** Begin Data section **

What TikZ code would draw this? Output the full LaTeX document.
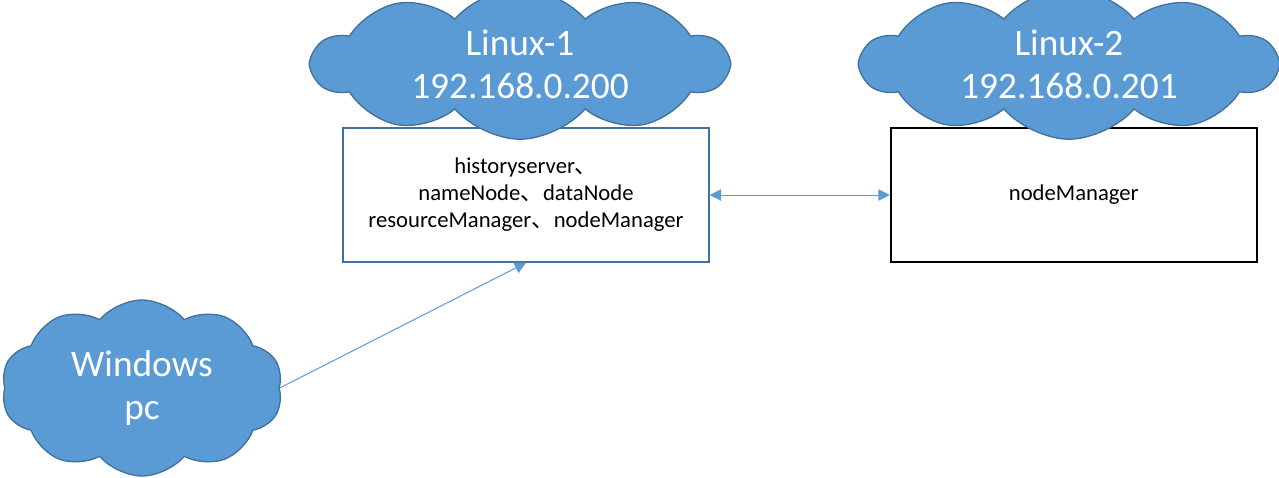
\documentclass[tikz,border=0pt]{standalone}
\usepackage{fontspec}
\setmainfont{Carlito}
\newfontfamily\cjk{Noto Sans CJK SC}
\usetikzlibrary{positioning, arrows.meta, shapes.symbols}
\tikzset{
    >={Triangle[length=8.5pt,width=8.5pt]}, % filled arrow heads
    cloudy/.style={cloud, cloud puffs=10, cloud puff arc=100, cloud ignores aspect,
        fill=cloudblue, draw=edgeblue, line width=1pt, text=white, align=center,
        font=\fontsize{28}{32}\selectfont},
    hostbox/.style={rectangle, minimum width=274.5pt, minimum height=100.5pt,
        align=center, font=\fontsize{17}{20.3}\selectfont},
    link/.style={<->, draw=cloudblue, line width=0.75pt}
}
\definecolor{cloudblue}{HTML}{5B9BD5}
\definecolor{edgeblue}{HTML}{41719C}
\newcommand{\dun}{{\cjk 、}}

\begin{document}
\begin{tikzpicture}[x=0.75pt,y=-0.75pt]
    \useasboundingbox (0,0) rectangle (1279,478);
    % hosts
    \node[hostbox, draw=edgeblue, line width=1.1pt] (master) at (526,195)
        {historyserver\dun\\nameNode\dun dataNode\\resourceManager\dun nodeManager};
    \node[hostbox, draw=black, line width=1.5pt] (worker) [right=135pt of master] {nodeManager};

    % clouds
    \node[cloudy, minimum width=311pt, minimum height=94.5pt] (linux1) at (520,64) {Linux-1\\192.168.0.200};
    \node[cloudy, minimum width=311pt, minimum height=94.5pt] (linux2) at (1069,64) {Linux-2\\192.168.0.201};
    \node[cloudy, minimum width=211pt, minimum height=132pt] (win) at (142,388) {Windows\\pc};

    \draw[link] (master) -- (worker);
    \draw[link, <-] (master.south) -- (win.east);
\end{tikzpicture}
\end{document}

** End Data section **

Except for the pictures, copy the material above exactly.

= Written response =
What TikZ code would draw this? Output the full LaTeX document.
\documentclass[tikz,border=0pt]{standalone}
\usepackage{fontspec}
\setmainfont{Carlito}
\newfontfamily\cjk{Noto Sans CJK SC}
\usetikzlibrary{positioning, arrows.meta, shapes.symbols}
\tikzset{
    >={Triangle[length=8.5pt,width=8.5pt]}, % filled arrow heads
    cloudy/.style={cloud, cloud puffs=10, cloud puff arc=100, cloud ignores aspect,
        fill=cloudblue, draw=edgeblue, line width=1pt, text=white, align=center,
        font=\fontsize{28}{32}\selectfont},
    hostbox/.style={rectangle, minimum width=274.5pt, minimum height=100.5pt,
        align=center, font=\fontsize{17}{20.3}\selectfont},
    link/.style={<->, draw=cloudblue, line width=0.75pt}
}
\definecolor{cloudblue}{HTML}{5B9BD5}
\definecolor{edgeblue}{HTML}{41719C}
\newcommand{\dun}{{\cjk 、}}

\begin{document}
\begin{tikzpicture}[x=0.75pt,y=-0.75pt]
    \useasboundingbox (0,0) rectangle (1279,478);
    % hosts
    \node[hostbox, draw=edgeblue, line width=1.1pt] (master) at (526,195)
        {historyserver\dun\\nameNode\dun dataNode\\resourceManager\dun nodeManager};
    \node[hostbox, draw=black, line width=1.5pt] (worker) [right=135pt of master] {nodeManager};

    % clouds
    \node[cloudy, minimum width=311pt, minimum height=94.5pt] (linux1) at (520,64) {Linux-1\\192.168.0.200};
    \node[cloudy, minimum width=311pt, minimum height=94.5pt] (linux2) at (1069,64) {Linux-2\\192.168.0.201};
    \node[cloudy, minimum width=211pt, minimum height=132pt] (win) at (142,388) {Windows\\pc};

    \draw[link] (master) -- (worker);
    \draw[link, <-] (master.south) -- (win.east);
\end{tikzpicture}
\end{document}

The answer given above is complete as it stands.